Direction -
Return only the lines between the line holding "Convert this chart to matplotlib code." and the line holding "angles = [-90, -70, -55, -15, 30, 60, 100, 120]", the two boundary lines included, exactly as they appear.
— BEGIN Data supplied —
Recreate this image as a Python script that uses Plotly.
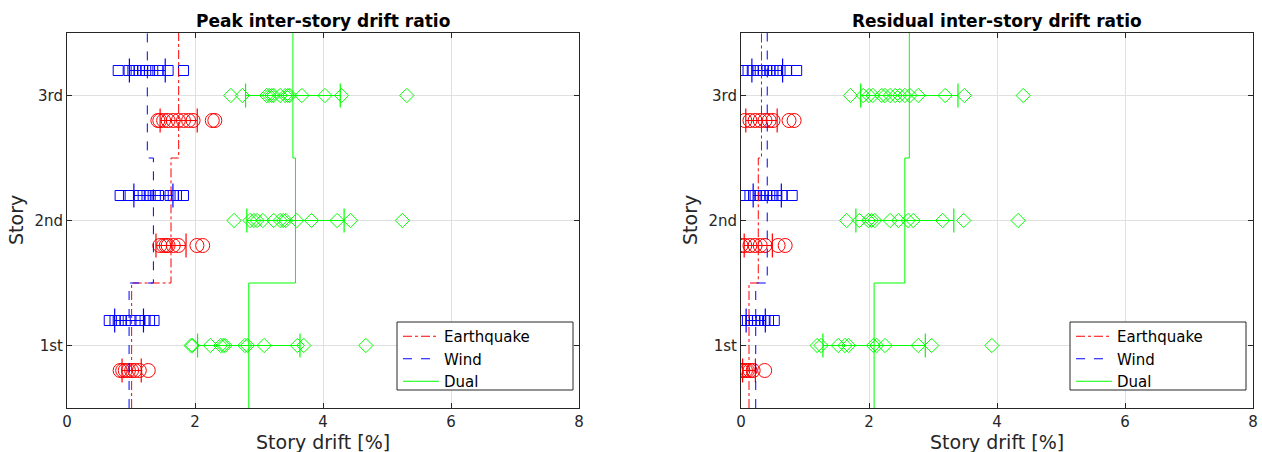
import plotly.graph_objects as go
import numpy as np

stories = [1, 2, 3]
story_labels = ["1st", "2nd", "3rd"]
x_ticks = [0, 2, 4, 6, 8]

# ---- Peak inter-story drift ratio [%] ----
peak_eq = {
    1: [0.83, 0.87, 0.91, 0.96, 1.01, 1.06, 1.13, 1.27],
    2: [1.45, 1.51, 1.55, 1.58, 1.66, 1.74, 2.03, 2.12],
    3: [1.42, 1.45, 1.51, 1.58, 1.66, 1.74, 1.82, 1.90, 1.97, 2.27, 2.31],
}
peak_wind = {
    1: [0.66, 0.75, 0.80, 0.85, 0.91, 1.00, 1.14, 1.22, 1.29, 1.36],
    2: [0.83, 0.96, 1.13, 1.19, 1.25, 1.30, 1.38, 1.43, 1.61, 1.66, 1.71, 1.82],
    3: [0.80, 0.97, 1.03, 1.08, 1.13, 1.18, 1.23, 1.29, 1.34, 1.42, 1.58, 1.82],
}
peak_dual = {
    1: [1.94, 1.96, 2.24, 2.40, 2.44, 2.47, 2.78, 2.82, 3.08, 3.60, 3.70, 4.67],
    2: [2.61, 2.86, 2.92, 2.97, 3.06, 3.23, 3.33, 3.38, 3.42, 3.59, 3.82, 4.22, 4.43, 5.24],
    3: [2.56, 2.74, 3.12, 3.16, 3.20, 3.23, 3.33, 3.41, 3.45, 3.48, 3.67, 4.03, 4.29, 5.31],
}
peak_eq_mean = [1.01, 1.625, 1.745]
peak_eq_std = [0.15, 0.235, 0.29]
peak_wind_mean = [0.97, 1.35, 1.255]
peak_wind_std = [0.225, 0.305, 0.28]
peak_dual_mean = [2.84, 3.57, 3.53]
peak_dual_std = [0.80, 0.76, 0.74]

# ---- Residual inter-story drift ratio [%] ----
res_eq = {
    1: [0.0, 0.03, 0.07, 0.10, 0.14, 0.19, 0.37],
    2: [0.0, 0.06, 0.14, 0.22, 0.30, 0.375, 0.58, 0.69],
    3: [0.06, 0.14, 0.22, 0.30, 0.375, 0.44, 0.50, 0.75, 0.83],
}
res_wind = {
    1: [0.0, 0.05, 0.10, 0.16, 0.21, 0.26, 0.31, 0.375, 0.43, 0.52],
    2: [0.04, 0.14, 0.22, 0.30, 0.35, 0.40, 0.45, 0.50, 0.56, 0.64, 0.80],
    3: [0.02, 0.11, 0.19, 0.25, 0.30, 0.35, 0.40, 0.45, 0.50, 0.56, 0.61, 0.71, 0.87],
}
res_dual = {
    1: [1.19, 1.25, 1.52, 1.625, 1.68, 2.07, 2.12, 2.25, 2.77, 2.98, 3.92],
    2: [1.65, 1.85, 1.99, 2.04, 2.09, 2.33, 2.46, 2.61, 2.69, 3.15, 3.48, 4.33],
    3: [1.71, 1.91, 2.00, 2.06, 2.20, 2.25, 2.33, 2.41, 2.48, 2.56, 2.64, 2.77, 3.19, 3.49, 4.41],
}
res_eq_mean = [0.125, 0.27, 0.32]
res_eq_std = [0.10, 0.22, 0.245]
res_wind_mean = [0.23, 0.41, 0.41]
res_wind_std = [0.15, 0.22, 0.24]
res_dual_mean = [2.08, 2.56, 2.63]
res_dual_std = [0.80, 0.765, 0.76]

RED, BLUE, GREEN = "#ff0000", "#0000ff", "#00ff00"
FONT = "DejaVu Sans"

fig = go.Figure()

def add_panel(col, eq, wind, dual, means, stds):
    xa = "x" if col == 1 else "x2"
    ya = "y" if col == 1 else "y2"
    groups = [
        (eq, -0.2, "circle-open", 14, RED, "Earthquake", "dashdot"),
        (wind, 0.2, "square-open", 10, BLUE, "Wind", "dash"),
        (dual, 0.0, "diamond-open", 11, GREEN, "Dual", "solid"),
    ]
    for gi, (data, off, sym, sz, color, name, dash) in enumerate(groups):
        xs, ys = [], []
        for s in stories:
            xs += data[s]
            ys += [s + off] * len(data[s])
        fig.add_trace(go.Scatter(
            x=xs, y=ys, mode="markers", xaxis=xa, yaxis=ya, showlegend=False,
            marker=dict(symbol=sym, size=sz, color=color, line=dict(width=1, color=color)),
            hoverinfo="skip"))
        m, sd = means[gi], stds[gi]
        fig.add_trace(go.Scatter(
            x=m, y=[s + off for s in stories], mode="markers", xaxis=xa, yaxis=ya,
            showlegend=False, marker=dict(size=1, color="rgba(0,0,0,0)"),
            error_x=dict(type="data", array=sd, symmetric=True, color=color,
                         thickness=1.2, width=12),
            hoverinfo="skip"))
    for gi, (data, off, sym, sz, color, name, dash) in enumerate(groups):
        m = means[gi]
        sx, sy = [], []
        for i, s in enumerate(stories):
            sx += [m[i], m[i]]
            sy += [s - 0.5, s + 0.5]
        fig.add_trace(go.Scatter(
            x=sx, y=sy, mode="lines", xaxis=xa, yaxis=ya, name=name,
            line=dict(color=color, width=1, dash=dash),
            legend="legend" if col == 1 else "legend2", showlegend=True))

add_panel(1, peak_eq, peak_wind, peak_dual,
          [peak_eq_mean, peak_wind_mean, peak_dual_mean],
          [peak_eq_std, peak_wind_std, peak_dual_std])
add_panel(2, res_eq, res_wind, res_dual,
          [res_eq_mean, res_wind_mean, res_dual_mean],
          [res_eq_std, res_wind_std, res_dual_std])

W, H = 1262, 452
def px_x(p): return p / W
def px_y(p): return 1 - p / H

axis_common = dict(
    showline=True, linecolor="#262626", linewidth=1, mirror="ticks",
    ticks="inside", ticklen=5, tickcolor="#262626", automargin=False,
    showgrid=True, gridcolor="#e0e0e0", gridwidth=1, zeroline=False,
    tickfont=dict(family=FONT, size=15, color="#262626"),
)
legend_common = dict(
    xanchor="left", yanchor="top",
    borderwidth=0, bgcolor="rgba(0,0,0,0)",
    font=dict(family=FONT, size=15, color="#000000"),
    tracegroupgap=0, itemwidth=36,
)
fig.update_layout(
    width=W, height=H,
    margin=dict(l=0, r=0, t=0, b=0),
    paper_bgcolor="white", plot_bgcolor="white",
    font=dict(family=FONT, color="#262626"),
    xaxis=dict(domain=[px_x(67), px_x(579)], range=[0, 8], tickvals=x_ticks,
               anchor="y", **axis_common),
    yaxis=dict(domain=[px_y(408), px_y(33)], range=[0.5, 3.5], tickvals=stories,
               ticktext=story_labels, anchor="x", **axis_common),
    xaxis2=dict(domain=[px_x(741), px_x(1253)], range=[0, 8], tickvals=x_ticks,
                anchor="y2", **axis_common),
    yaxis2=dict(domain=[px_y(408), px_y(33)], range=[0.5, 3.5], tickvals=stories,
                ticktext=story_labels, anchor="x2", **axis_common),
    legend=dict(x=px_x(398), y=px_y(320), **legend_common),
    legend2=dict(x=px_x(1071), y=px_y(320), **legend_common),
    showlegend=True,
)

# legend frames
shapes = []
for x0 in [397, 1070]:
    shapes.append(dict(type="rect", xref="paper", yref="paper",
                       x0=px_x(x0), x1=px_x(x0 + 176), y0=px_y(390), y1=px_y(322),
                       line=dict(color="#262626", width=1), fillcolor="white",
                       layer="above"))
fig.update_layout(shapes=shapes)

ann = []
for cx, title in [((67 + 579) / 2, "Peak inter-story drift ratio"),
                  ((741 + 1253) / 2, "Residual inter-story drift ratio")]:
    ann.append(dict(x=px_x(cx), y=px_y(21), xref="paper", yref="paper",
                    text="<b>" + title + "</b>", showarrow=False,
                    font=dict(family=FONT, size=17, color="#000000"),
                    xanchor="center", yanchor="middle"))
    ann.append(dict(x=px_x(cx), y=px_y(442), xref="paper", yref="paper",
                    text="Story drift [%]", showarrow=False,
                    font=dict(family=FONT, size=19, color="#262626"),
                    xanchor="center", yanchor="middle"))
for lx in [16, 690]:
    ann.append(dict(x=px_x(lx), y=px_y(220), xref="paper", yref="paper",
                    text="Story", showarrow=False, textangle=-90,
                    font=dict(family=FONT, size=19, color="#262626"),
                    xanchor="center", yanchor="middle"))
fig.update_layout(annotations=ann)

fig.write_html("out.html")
— END Data supplied —
— BEGIN Data supplied —
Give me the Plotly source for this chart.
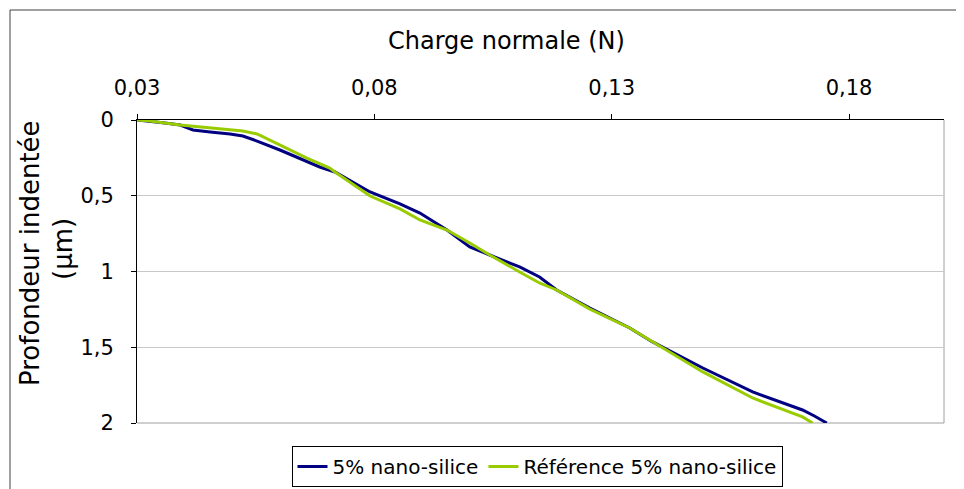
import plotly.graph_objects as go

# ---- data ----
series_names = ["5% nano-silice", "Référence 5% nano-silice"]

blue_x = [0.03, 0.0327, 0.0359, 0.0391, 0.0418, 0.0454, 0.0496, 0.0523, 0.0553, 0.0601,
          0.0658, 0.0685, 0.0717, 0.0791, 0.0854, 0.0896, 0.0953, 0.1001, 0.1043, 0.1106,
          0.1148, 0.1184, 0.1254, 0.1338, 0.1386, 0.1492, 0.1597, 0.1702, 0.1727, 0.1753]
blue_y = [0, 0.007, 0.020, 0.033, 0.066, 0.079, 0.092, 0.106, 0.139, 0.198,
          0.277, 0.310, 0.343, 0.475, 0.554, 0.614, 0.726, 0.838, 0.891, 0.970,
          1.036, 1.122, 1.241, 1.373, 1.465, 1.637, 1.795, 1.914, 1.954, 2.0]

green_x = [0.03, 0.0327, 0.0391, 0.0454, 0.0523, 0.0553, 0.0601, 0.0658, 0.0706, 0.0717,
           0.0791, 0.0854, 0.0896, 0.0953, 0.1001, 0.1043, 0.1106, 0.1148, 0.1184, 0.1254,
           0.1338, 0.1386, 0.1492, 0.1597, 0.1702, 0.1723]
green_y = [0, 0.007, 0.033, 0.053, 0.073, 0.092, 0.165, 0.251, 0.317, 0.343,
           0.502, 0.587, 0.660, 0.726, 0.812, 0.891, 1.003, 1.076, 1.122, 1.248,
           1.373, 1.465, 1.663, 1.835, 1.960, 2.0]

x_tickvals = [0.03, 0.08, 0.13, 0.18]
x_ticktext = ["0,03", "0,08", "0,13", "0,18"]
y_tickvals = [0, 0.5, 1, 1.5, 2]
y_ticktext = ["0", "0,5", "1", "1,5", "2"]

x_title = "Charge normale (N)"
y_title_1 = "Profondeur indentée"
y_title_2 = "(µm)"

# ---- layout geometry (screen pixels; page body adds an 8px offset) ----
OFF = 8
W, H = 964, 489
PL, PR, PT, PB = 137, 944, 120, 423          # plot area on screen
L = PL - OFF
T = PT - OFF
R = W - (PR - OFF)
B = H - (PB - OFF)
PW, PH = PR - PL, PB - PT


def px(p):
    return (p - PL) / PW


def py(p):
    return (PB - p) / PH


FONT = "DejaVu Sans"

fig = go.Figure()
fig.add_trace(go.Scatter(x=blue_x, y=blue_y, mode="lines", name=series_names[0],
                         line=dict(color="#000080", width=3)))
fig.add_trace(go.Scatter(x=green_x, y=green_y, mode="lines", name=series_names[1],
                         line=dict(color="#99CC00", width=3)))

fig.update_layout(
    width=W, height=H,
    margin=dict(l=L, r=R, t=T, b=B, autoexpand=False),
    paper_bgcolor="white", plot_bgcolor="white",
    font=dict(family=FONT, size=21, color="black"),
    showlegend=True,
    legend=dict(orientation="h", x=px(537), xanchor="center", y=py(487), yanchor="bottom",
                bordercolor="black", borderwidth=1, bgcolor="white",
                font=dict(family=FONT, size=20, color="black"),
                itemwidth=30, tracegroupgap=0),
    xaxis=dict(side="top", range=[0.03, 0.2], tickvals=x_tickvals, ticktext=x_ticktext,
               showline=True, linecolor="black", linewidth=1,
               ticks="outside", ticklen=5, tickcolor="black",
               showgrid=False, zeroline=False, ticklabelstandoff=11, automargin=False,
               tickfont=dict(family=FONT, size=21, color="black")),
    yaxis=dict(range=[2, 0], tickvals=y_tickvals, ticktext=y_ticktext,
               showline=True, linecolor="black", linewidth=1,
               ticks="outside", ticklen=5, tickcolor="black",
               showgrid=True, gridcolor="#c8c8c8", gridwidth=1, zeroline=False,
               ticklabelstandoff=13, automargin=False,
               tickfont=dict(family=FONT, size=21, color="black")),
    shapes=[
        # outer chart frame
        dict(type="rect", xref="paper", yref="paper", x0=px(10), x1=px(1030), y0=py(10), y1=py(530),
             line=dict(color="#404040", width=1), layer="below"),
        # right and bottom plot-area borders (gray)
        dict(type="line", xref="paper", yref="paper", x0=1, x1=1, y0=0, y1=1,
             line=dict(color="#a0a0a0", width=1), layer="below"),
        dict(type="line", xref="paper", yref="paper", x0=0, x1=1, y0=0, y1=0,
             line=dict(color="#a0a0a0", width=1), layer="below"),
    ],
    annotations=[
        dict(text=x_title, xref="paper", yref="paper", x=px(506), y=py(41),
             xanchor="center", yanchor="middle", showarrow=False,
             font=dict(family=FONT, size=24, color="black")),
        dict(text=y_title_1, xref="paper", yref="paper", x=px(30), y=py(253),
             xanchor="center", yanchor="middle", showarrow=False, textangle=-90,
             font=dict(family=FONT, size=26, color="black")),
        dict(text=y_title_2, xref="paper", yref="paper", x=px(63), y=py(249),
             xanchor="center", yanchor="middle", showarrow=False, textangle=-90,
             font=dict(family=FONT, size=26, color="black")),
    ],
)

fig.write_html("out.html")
— END Data supplied —
— BEGIN Data supplied —
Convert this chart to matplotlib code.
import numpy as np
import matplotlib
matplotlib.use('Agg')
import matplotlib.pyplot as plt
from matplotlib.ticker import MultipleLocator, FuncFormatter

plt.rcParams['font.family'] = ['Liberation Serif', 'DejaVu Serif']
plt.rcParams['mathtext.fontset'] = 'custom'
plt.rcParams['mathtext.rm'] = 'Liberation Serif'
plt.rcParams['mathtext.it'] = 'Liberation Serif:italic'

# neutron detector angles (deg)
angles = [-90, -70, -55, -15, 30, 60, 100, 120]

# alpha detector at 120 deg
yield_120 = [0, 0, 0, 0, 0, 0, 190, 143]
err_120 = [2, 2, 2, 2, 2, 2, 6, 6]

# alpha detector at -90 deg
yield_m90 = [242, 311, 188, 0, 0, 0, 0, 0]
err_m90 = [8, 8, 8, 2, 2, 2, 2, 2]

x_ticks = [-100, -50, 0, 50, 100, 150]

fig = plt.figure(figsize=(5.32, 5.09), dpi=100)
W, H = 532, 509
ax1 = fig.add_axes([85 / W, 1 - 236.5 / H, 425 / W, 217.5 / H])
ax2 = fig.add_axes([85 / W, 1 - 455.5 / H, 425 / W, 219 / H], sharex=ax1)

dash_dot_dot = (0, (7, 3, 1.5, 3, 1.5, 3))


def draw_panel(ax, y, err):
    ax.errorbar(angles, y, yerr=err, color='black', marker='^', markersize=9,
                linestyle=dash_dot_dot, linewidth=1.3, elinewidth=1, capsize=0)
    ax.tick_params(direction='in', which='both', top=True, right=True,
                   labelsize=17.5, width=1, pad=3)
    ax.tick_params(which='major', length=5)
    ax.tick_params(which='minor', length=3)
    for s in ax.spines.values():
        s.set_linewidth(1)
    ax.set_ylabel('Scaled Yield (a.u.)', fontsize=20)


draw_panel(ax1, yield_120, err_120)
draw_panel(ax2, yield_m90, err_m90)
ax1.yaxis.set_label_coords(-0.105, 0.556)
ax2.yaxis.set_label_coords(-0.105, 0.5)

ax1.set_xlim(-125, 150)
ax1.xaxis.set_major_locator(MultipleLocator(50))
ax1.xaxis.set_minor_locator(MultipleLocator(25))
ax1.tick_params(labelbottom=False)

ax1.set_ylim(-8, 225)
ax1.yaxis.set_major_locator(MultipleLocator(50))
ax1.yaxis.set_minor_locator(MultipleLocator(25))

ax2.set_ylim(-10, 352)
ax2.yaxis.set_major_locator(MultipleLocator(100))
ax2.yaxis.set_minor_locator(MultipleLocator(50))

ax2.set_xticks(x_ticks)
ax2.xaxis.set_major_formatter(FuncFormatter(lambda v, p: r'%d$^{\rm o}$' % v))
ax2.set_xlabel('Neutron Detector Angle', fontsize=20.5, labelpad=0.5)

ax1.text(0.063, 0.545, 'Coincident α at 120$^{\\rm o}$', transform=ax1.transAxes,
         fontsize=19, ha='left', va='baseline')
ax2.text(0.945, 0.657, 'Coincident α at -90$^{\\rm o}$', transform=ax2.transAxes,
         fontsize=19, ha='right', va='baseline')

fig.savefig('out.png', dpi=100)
— END Data supplied —
Result of this task -
Convert this chart to matplotlib code.
import numpy as np
import matplotlib
matplotlib.use('Agg')
import matplotlib.pyplot as plt
from matplotlib.ticker import MultipleLocator, FuncFormatter

plt.rcParams['font.family'] = ['Liberation Serif', 'DejaVu Serif']
plt.rcParams['mathtext.fontset'] = 'custom'
plt.rcParams['mathtext.rm'] = 'Liberation Serif'
plt.rcParams['mathtext.it'] = 'Liberation Serif:italic'

# neutron detector angles (deg)
angles = [-90, -70, -55, -15, 30, 60, 100, 120]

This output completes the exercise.